▽

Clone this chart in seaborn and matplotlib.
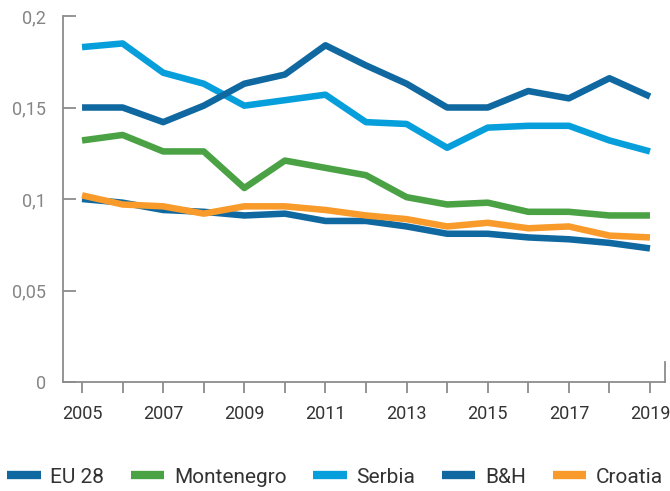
import pandas as pd
import numpy as np
import matplotlib.pyplot as plt
import seaborn as sns
from matplotlib.lines import Line2D

years = list(range(2005, 2020))
eu28 = [0.100, 0.098, 0.094, 0.093, 0.091, 0.092, 0.088, 0.088, 0.085, 0.081, 0.081, 0.079, 0.078, 0.076, 0.073]
montenegro = [0.132, 0.135, 0.126, 0.126, 0.106, 0.121, 0.117, 0.113, 0.101, 0.097, 0.098, 0.093, 0.093, 0.091, 0.091]
serbia = [0.183, 0.185, 0.169, 0.163, 0.151, 0.154, 0.157, 0.142, 0.141, 0.128, 0.139, 0.140, 0.140, 0.132, 0.126]
bh = [0.150, 0.150, 0.142, 0.151, 0.163, 0.168, 0.184, 0.173, 0.163, 0.150, 0.150, 0.159, 0.155, 0.166, 0.156]
croatia = [0.102, 0.097, 0.096, 0.092, 0.096, 0.096, 0.094, 0.091, 0.089, 0.085, 0.087, 0.084, 0.085, 0.080, 0.079]

countries = ['EU 28', 'Montenegro', 'Serbia', 'B&H', 'Croatia']
colors = ['#1068a0', '#4aa244', '#069fdb', '#1068a0', '#f89b2b']

df = pd.DataFrame({'EU 28': eu28, 'Montenegro': montenegro, 'Serbia': serbia,
                   'B&H': bh, 'Croatia': croatia}, index=years)
long = df.reset_index(names='year').melt(id_vars='year', var_name='country', value_name='value')

sns.set_style('white')
plt.rcParams['font.family'] = ['Roboto', 'DejaVu Sans']

fig = plt.figure(figsize=(6.7, 4.91), dpi=100)
ax = fig.add_axes([0.094, 0.222, 0.8985, 0.7454])
sns.lineplot(data=long, x='year', y='value', hue='country', hue_order=countries,
             palette=dict(zip(countries, colors)), linewidth=4.7, legend=False, ax=ax)
for ln in ax.lines:
    ln.set_solid_capstyle('butt')

ax.set_xlim(2004.53, 2019.37)
ax.set_ylim(0, 0.2)
ax.set_xticks(years)
ax.set_xticklabels([str(y) if y % 2 == 1 else '' for y in years])
ax.set_yticks([0, 0.05, 0.1, 0.15, 0.2])
ax.set_yticklabels(['0', '0,05', '0,1', '0,15', '0,2'])
ax.set_xlabel('')
ax.set_ylabel('')

gray = '#8c8c8c'
ax.spines['top'].set_visible(False)
for s in ['left', 'bottom', 'right']:
    ax.spines[s].set_color(gray)
    ax.spines[s].set_linewidth(1.3)
ax.spines['right'].set_bounds(0, 0.011)
ax.tick_params(axis='y', left=True, right=False, direction='in', length=9.5, width=1.3,
               color=gray, labelsize=13, labelcolor='#858585', pad=12)
ax.tick_params(axis='x', bottom=True, direction='out', length=8, width=1.3, color=gray,
               labelsize=13, labelcolor='#333333', pad=8.5)

handles = [Line2D([0], [0], color=c, lw=6, solid_capstyle='butt') for c in colors]
fig.legend(handles, countries, loc='center', bbox_to_anchor=(0.5, 0.028), ncol=5,
           frameon=False, fontsize=15, handlelength=1.6, handletextpad=0.45,
           columnspacing=1.3, labelcolor='#333333')

fig.savefig('out.png', dpi=100)
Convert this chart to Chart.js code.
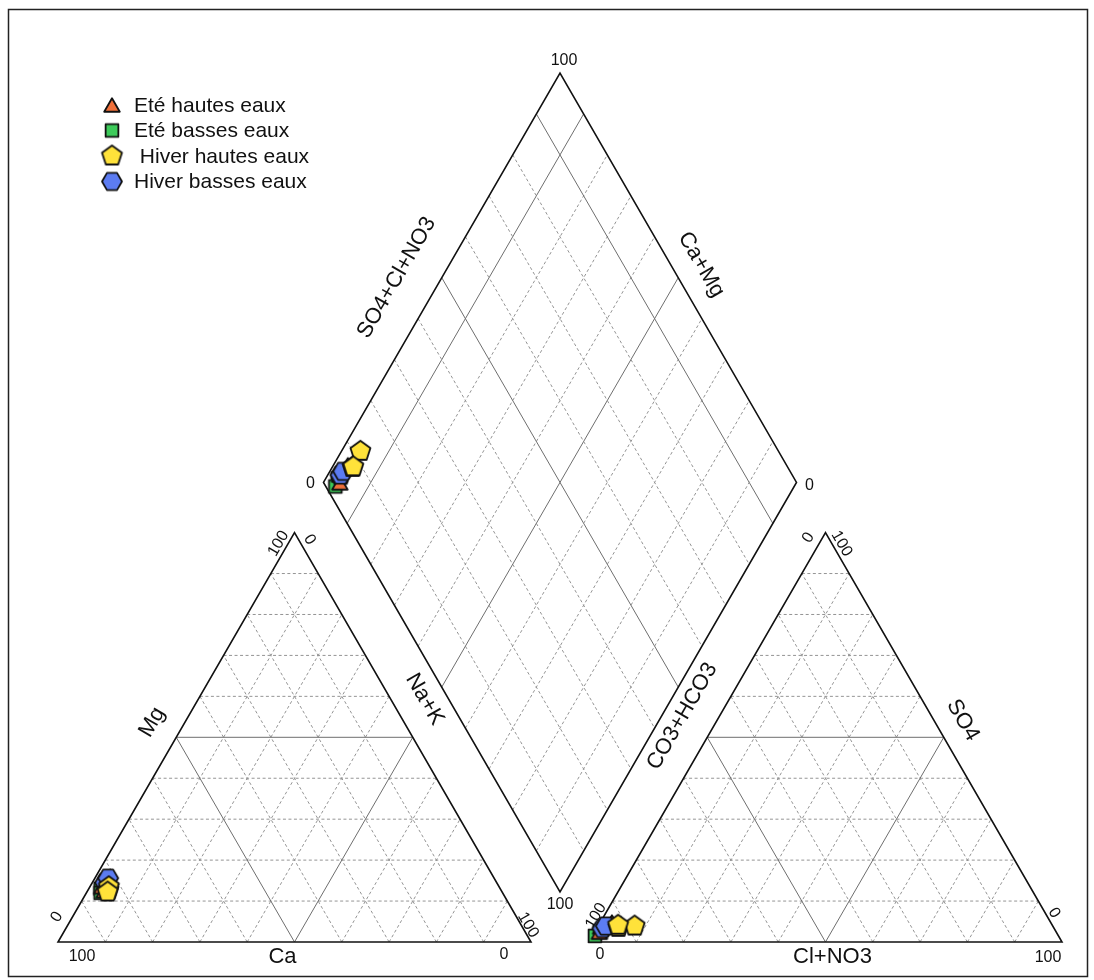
<!DOCTYPE html>
<html>
<head>
<meta charset="utf-8">
<script src="https://cdn.jsdelivr.net/npm/chart.js@4.4.1/dist/chart.umd.min.js"></script>
<style>
  body { margin: 0; background: #fff; }
</style>
</head>
<body>
<canvas id="piper" width="1094" height="980"></canvas>
<script>
const SIN60 = Math.sqrt(3) / 2;
const GAP = 12.26; // space between the two triangles (side = 100)

const seriesNames = ['Eté hautes eaux', 'Eté basses eaux', ' Hiver hautes eaux', 'Hiver basses eaux'];
const seriesFill = ['#f0703a', '#3dcb5a', '#ffe23a', '#5c7cf2'];

// cations (% meq): Mg and Na+K, Ca is the rest
const eteHautesMg = [14.5, 13.5, 12.5];
const eteHautesNaK = [3.0, 2.5, 3.5];
const eteBassesMg = [13.0, 12.0, 14.0];
const eteBassesNaK = [2.5, 3.0, 3.0];
const hiverHautesMg = [12.7, 13.5, 12.2];
const hiverHautesNaK = [4.3, 4.0, 4.4];
const hiverBassesMg = [14.5, 15.6];
const hiverBassesNaK = [2.7, 2.8];

// anions (% meq): SO4 and Cl+NO3, CO3+HCO3 is the rest
const eteHautesSO4 = [4.9, 3.7, 2.4];
const eteHautesCl = [2.4, 0.6, 1.0];
const eteBassesSO4 = [2.5, 1.5, 3.0];
const eteBassesCl = [1.0, 0.5, 1.2];
const hiverHautesSO4 = [3.6, 3.9, 4.1];
const hiverHautesCl = [4.4, 7.7, 4.1];
const hiverBassesSO4 = [3.3, 3.9];
const hiverBassesCl = [1.2, 1.6];

// ternary -> plot units
const cationXY = (mg, nak) => ({ x: nak + mg / 2, y: mg * SIN60 });
const anionXY = (so4, cl) => ({ x: 100 + GAP + cl + so4 / 2, y: so4 * SIN60 });
const diamondXY = (nak, an) => {
  const lx = 50 + GAP / 2, ly = GAP * SIN60 + 100 * SIN60;
  return { x: lx + an / 2 + nak / 2, y: ly + (an - nak) * SIN60 };
};

function piperPoints(mg, nak, so4, cl) {
  const pts = [];
  mg.forEach((m, i) => pts.push(cationXY(m, nak[i])));
  so4.forEach((s, i) => pts.push(anionXY(s, cl[i])));
  mg.forEach((m, i) => pts.push(diamondXY(nak[i], so4[i] + cl[i])));
  return pts;
}

function makeMarker(sides, fill, r, rot) {
  const size = Math.ceil(r * 2 + 4);
  const c = document.createElement('canvas');
  c.width = size; c.height = size;
  const g = c.getContext('2d');
  g.beginPath();
  for (let i = 0; i < sides; i++) {
    const a = rot + i * 2 * Math.PI / sides;
    const px = size / 2 + r * Math.cos(a), py = size / 2 + r * Math.sin(a) + (sides === 3 ? r / 4 : 0);
    i ? g.lineTo(px, py) : g.moveTo(px, py);
  }
  g.closePath();
  g.fillStyle = fill; g.fill();
  g.lineWidth = 1.8; g.strokeStyle = '#111'; g.lineJoin = 'round'; g.stroke();
  return c;
}

const markers = [
  makeMarker(3, seriesFill[0], 9, -Math.PI / 2),
  makeMarker(4, seriesFill[1], 9, Math.PI / 4),
  makeMarker(5, seriesFill[2], 10.5, -Math.PI / 2),
  makeMarker(6, seriesFill[3], 10, 0)
];

const datasets = [
  { data: piperPoints(eteHautesMg, eteHautesNaK, eteHautesSO4, eteHautesCl), order: 2 },
  { data: piperPoints(eteBassesMg, eteBassesNaK, eteBassesSO4, eteBassesCl), order: 3 },
  { data: piperPoints(hiverHautesMg, hiverHautesNaK, hiverHautesSO4, hiverHautesCl), order: 0 },
  { data: piperPoints(hiverBassesMg, hiverBassesNaK, hiverBassesSO4, hiverBassesCl), order: 1 }
].map((d, i) => ({ ...d, label: seriesNames[i], pointStyle: markers[i], clip: false }));

const FONT = '"Liberation Sans", Arial, sans-serif';

const piperGrid = {
  id: 'piperGrid',
  beforeDatasetsDraw(chart) {
    const { ctx, scales: { x, y } } = chart;
    const P = p => [x.getPixelForValue(p.x), y.getPixelForValue(p.y)];
    const seg = (a, b, solid) => {
      const [x1, y1] = P(a), [x2, y2] = P(b);
      ctx.save();
      ctx.strokeStyle = solid ? '#6e6e6e' : '#949494';
      ctx.lineWidth = 1;
      ctx.setLineDash(solid ? [] : [3, 2.5]);
      ctx.beginPath(); ctx.moveTo(x1, y1); ctx.lineTo(x2, y2); ctx.stroke();
      ctx.restore();
    };
    const poly = pts => {
      ctx.save();
      ctx.strokeStyle = '#111'; ctx.lineWidth = 1.6;
      ctx.beginPath();
      pts.map(P).forEach(([px, py], i) => i ? ctx.lineTo(px, py) : ctx.moveTo(px, py));
      ctx.closePath(); ctx.stroke();
      ctx.restore();
    };
    for (let k = 10; k < 100; k += 10) {
      const s = k === 50;
      seg(cationXY(k, 0), cationXY(k, 100 - k), s);
      seg(cationXY(0, k), cationXY(100 - k, k), s);
      seg(cationXY(0, 100 - k), cationXY(100 - k, 0), s);
      seg(anionXY(k, 0), anionXY(k, 100 - k), s);
      seg(anionXY(0, k), anionXY(100 - k, k), s);
      seg(anionXY(0, 100 - k), anionXY(100 - k, 0), s);
      seg(diamondXY(0, k), diamondXY(100, k), s || k === 90);
      seg(diamondXY(k, 0), diamondXY(k, 100), s || k === 10);
    }
    poly([cationXY(0, 0), cationXY(0, 100), cationXY(100, 0)]);
    poly([anionXY(0, 0), anionXY(0, 100), anionXY(100, 0)]);
    poly([diamondXY(0, 0), diamondXY(0, 100), diamondXY(100, 100), diamondXY(100, 0)]);

    // labels
    const txt = (s, p, dx, dy, deg, size) => {
      const [px, py] = P(p);
      ctx.save();
      ctx.translate(px + dx, py + dy);
      ctx.rotate(deg * Math.PI / 180);
      ctx.font = size + 'px ' + FONT;
      ctx.fillStyle = '#111';
      ctx.textAlign = 'center'; ctx.textBaseline = 'middle';
      ctx.fillText(s, 0, 0);
      ctx.restore();
    };
    const n = 16, t = 22;
    // cation triangle
    const caC = cationXY(0, 0), naC = cationXY(0, 100), mgC = cationXY(100, 0);
    txt('100', caC, 24, 15, 0, n);
    txt('0', caC, -1, -25, -60, n);
    txt('0', naC, -27, 13, 0, n);
    txt('100', naC, -3, -17, 60, n);
    txt('100', mgC, -16, 11, -60, n);
    txt('0', mgC, 15, 7, 60, n);
    txt('Ca', cationXY(0, 50), -12, 15, 0, t);
    txt('Mg', cationXY(50, 0), -24, -15, -60, t);
    txt('Na+K', cationXY(50, 50), 12, -38, 60, t);
    // anion triangle
    const hcC = anionXY(0, 0), clC = anionXY(0, 100), soC = anionXY(100, 0);
    txt('100', hcC, 7, -26, -60, n);
    txt('0', hcC, 11, 13, 0, n);
    txt('100', clC, -14, 16, 0, n);
    txt('0', clC, -8, -29, 60, n);
    txt('0', soC, -17, 5, -60, n);
    txt('100', soC, 16, 11, 60, n);
    txt('Cl+NO3', anionXY(0, 50), 7, 15, 0, t);
    txt('CO3+HCO3', anionXY(50, 0), -25, -21, -60, t);
    txt('SO4', anionXY(50, 50), 19, -17, 60, t);
    // diamond
    txt('100', diamondXY(0, 100), 4, -12, 0, n);
    txt('0', diamondXY(0, 0), -13, 1, 0, n);
    txt('0', diamondXY(100, 100), 13, 3, 0, n);
    txt('100', diamondXY(100, 0), 0, 13, 0, n);
    txt('SO4+Cl+NO3', diamondXY(0, 50), -45, 0, -60, t);
    txt('Ca+Mg', diamondXY(50, 100), 23, -13, 60, t);
  },
  afterDraw(chart) {
    const { ctx } = chart;
    ctx.save();
    ctx.strokeStyle = '#222'; ctx.lineWidth = 1.5;
    ctx.strokeRect(8.5, 9.5, 1079, 967);
    ctx.restore();
  }
};

const piperLegend = {
  id: 'piperLegend',
  afterDraw(chart) {
    const { ctx } = chart;
    ctx.save();
    ctx.font = '21px ' + FONT;
    ctx.fillStyle = '#111';
    ctx.textBaseline = 'middle';
    seriesNames.forEach((name, i) => {
      const yy = 105 + i * 25.5;
      const m = markers[i];
      ctx.drawImage(m, 112 - m.width / 2, yy - m.height / 2);
      ctx.fillText(name, 134, yy + 1);
    });
    ctx.restore();
  }
};

new Chart(document.getElementById('piper'), {
  type: 'scatter',
  data: { datasets },
  options: {
    responsive: false,
    animation: false,
    layout: { padding: { left: 58, right: 32, top: 73, bottom: 38 } },
    scales: {
      x: { type: 'linear', display: false, min: 0, max: 200 + GAP },
      y: { type: 'linear', display: false, min: 0, max: (200 + GAP) * SIN60 }
    },
    plugins: { legend: { display: false }, tooltip: { enabled: false } }
  },
  plugins: [piperGrid, piperLegend]
});
</script>
</body>
</html>
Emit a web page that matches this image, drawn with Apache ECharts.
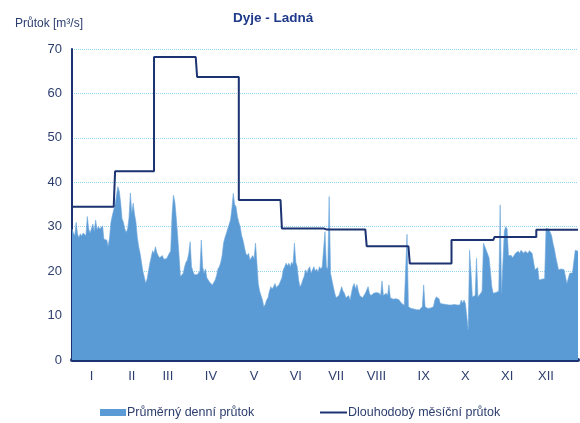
<!DOCTYPE html>
<html>
<head>
<meta charset="utf-8">
<script src="https://cdn.jsdelivr.net/npm/echarts@6/dist/echarts.min.js"></script>
<style>
  html, body { margin: 0; padding: 0; background: #fff; }
  #chart { width: 580px; height: 423px; }
</style>
</head>
<body>
<div id="chart"></div>
<script>
// denni prutoky po mesicich [m3/s]
var jan = [29.5,28.6,28.0,31.0,28.3,27.6,28.4,27.9,28.6,28.2,28.0,32.3,29.5,28.6,28.9,30.6,29.0,31.5,29.4,30.0,29.5,29.9,30.2,27.2,27.0,27.0,25.6,27.5,31.0,32.5,33.8];
var feb = [35.0,37.0,39.0,38.0,35.5,31.8,31.0,29.5,28.7,29.5,32.0,37.6,33.0,35.3,32.8,31.0,27.6,25.5,24.0,22.0,20.0,18.7,17.3,18.2,20.0,21.8,23.2,24.6];
var mar = [24.0,25.5,24.2,23.5,23.0,22.9,23.5,22.7,22.9,22.8,23.0,24.0,24.5,33.0,37.1,35.5,32.0,28.0,23.5,18.8,18.6,19.5,21.0,22.0,22.5,24.0,26.6,21.0,20.0,19.2,19.5];
var apr = [19.2,19.5,20.0,27.0,21.0,19.5,20.5,18.5,18.0,17.5,17.2,16.9,17.0,18.0,19.0,20.5,21.0,22.0,23.5,26.3,27.5,28.5,29.5,30.5,31.5,34.0,37.5,35.0,34.5,32.3];
var may = [31.0,30.0,28.0,27.0,25.5,24.0,23.5,24.0,22.5,23.0,23.5,22.8,26.3,22.0,17.2,15.5,14.5,13.5,12.0,12.5,13.5,14.0,15.5,16.5,16.0,16.5,17.2,16.3,16.5,17.0,17.2];
var jun = [18.5,20.3,21.0,21.8,21.2,21.8,21.0,22.0,21.5,26.3,22.0,21.0,18.0,16.5,17.0,18.0,18.8,20.3,19.5,20.5,21.0,19.5,20.3,21.0,20.0,20.5,19.8,21.0,20.5,21.0];
var jul = [21.0,28.9,21.0,20.5,36.8,19.5,18.0,16.5,15.0,14.0,13.6,14.5,15.5,16.5,15.5,15.0,14.0,13.8,14.5,13.5,15.0,16.5,17.2,16.0,17.0,15.5,14.5,14.2,14.0,14.5,15.0];
var aug = [14.8,16.5,15.0,14.5,14.8,15.0,14.6,15.2,14.8,15.0,14.5,17.8,14.5,14.2,15.0,14.5,16.9,14.0,13.9,13.7,13.5,13.8,13.5,13.6,13.4,12.8,12.5,12.3,12.0,28.3,12.0];
var sep = [11.8,11.6,12.0,11.5,11.4,11.3,11.5,11.3,11.4,12.0,16.9,12.0,11.8,11.6,11.8,11.7,11.9,12.0,13.5,14.2,14.3,13.8,12.7,12.5,12.6,12.4,12.5,12.6,12.4,12.5];
var oct = [12.4,12.4,12.5,12.4,12.4,12.5,12.4,13.5,12.8,13.5,12.7,12.8,6.8,24.7,20.0,14.2,14.0,14.5,22.9,14.2,14.0,15.0,15.5,26.3,25.5,24.7,24.5,23.0,20.0,16.5,15.0];
var nov = [15.0,15.2,15.0,15.5,34.9,15.0,15.2,29.0,30.0,29.5,23.5,23.2,23.5,23.0,23.3,24.0,23.8,24.5,24.0,24.7,24.3,24.0,24.5,24.2,24.0,24.6,24.3,24.0,24.0,20.3];
var dec = [20.3,20.8,18.0,18.0,18.2,18.0,18.3,29.6,29.8,29.5,29.6,28.0,26.3,25.0,23.2,23.5,20.3,20.3,20.5,20.3,20.3,20.5,17.2,17.5,19.5,19.5,19.6,19.5,24.7,24.7,24.5];

// dlouhodoby mesicni prutok
var monthlyFlow = [34.5, 42.5, 68.2, 63.7, 36.0, 29.6, 29.4, 25.6, 21.7, 27.0, 27.7, 29.3];
var monthNames = ['I','II','III','IV','V','VI','VII','VIII','IX','X','XI','XII'];
var labelDays = [14, 43, 69, 100, 131, 161, 190, 219, 253, 283, 313, 341];

var monthsDaily = [jan, feb, mar, apr, may, jun, jul, aug, sep, oct, nov, dec];
var days = [], daily = [], longTerm = [];
monthsDaily.forEach(function (m, mi) {
  m.forEach(function (v) {
    days.push(String(days.length));
    daily.push(v);
    longTerm.push(monthlyFlow[mi]);
  });
});

var navy = '#1c3372';
var txt = '#2c3e6e';

var chart = echarts.init(document.getElementById('chart'));
chart.setOption({
  animation: false,
  title: [
    { text: 'Dyje - Ladná', left: 228, top: 6,
      textStyle: { color: '#1f3a8a', fontSize: 13.5, fontWeight: 'bold', fontFamily: 'Liberation Sans' } },
    { text: 'Průtok [m³/s]', left: 10, top: 13,
      textStyle: { color: txt, fontSize: 12, fontWeight: 'normal', fontFamily: 'Liberation Sans' } }
  ],
  legend: [
    { left: 95, top: 401, itemWidth: 26, itemHeight: 7, data: [{ name: 'Průměrný denní průtok', icon: 'rect' }],
      textStyle: { color: txt, fontSize: 12.5, fontFamily: 'Liberation Sans', padding: [0, 0, 0, -4] } },
    { left: 315, top: 401, itemWidth: 27, itemHeight: 2, data: [{ name: 'Dlouhodobý měsíční průtok', icon: 'rect' }],
      textStyle: { color: txt, fontSize: 12.5, fontFamily: 'Liberation Sans', padding: [0, 0, 0, -4] } }
  ],
  grid: { left: 72, right: 2, top: 49, bottom: 63 },
  xAxis: {
    type: 'category',
    data: days,
    boundaryGap: false,
    axisTick: { show: false },
    axisLine: { lineStyle: { color: navy, width: 4 } },
    axisLabel: {
      color: txt, fontSize: 13, fontFamily: 'Liberation Sans', margin: 10,
      interval: function (idx) { return labelDays.indexOf(idx) >= 0; },
      formatter: function (val, idx) { return monthNames[labelDays.indexOf(idx)]; }
    },
    splitLine: { show: false }
  },
  yAxis: {
    type: 'value',
    min: 0, max: 70, interval: 10,
    axisLine: { show: true, lineStyle: { color: navy, width: 2 } },
    axisTick: { show: false },
    axisLabel: { color: txt, fontSize: 13, fontFamily: 'Liberation Sans', margin: 10 },
    splitLine: { lineStyle: { color: '#8fd4f2', type: 'dotted', width: 1 } }
  },
  series: [
    {
      name: 'Průměrný denní průtok',
      type: 'line',
      data: daily,
      color: '#5b9bd5',
      symbol: 'none',
      lineStyle: { width: 0.6, color: '#6fa8dc' },
      areaStyle: { color: '#5b9bd5', opacity: 1 },
      z: 2
    },
    {
      name: 'Dlouhodobý měsíční průtok',
      type: 'line',
      data: longTerm,
      step: 'end',
      color: navy,
      symbol: 'none',
      lineStyle: { width: 2, color: navy },
      z: 3
    }
  ]
});
</script>
</body>
</html>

△

Write out again exactly the lines from the start of the data above through the line containing "from matplotlib.lines import Line2D", inclusive, excluding any pictures.

Clone this chart in seaborn and matplotlib.
import pandas as pd
import numpy as np
import matplotlib.pyplot as plt
import seaborn as sns
from matplotlib.lines import Line2D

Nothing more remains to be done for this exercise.